The media was highly utilized to propagate propaganda to the Rwandan populace. Especially the radio (due to the high level of illiteracy). The Hutu majority of the country was turned overnight into one big, angry, violent, blood-thirsty set of demons. And the Hutus that refused to be turned were treated like the Tutsis they refused to kill. They were butchered! And mercilessly so too!

It was sheer horror. Dead bodies littered the streets. There was no hiding place for the helpless souls who had been left to fend for themselves. Even churches were not spared. Orphanages were rampaged. I remember Imaculee saying his brother’s head was split open because the Hutu militia guys wanted to see what his brain looked like seeing he had a master’s degree! I also saw a girl’s story of living in a pile of dead people for about 43 days! Horror cannot even describe what it was like.
But in all these, what flips me out the most is the reaction of the international community. Shameful will be a ridiculous understatement. Ridiculous would be flattering to the absolutely shocking response of the major players in the international community. They simply watched people get slaughtered. There can be an argument that they did not know what was going on but there’s no way I’m buying that. If they did not know what was going on, why did they all pull their citizens and expatriates out of the country? If they were not sure what was going on, why did they shut their embassies? If they were not aware what was going on, why did they keep shutting down the African voices in the UN assembly? They knew what was happening, they just chose to do nothing. The truth is, a little while earlier, the US had been faced with a similar situation in Somalia and it had not gone well and they did not want a repeat in Rwanda. So rather than approach the situation differently, they chose to do nothing.

I really am not making that up, they chose to do absolutely nothing and watch the slaughter of hundreds of thousands of innocent lives!

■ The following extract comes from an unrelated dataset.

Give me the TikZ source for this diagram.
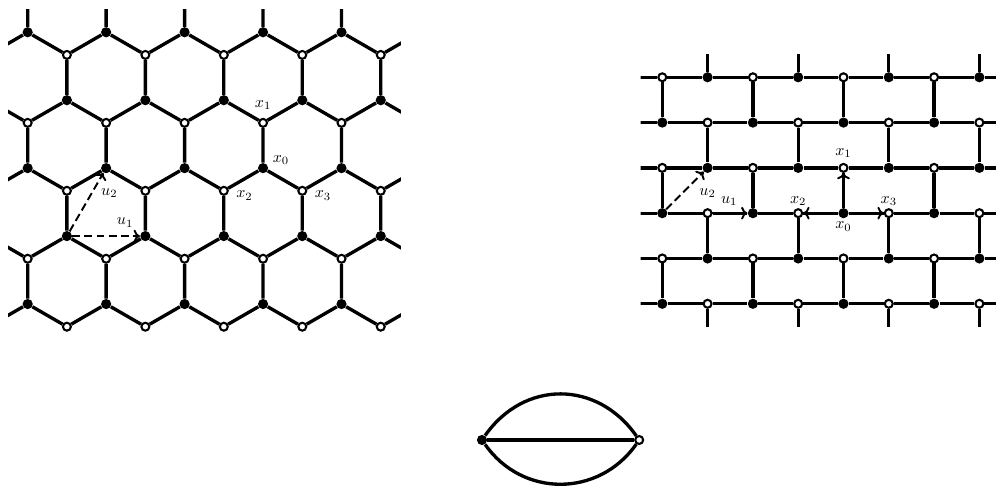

However, as is any story, where there are villains, there are also heroes. The UN commander in Rwanda at the time was a man named Romeo Dallaire. Some hero he was. He defied the orders to pull out all his soldiers and stayed in the country. Obviously he wasn’t able so save all the lives, but he saved as many as possible. There was Henry Anyidoho, his Ghanaian deputy. When all or at least most of the other countries pulled out their troops from the United Nations mission, Anyidoho kept his Ghanaian troops. Phillipe Gillard of the Red Cross also stayed in the country. He was backed by the Red Cross international community. And what a job he did. There was a moment he was said to have physically stood up to Colonel Bagosora. If that doesn’t say ‘BRAVE’ I’m not sure what does. Carl Wilkens was also the only American remaining in the country. He didn’t have to stay, but he did. Paul Rusesebagina whose heroics are documented in the Hollywood flick ‘Hotel Rwanda’ was also worth his weight in gold. These are heroes. But I don’t think any hero holds a candle to Captain Mbaye Diagne. He held no gun. He used no force. He confronted the killers harmed with nothing but his charm and smile. He saved many lives driving and ferrying Tutsis to safety. And unfortunately he paid the ultimate price. I ask myself, if Diagne was a Canadian or a British soldier, how much mention and coverage would he get?

Mbaye Diagne: True hero

The genocide is gone and somehow the country has survived. Fortunately with a Tutsi currently in power. Justice is still being sought in some quarters I can imagine but can there really be justice for such a wide scale of destruction of human lives and souls?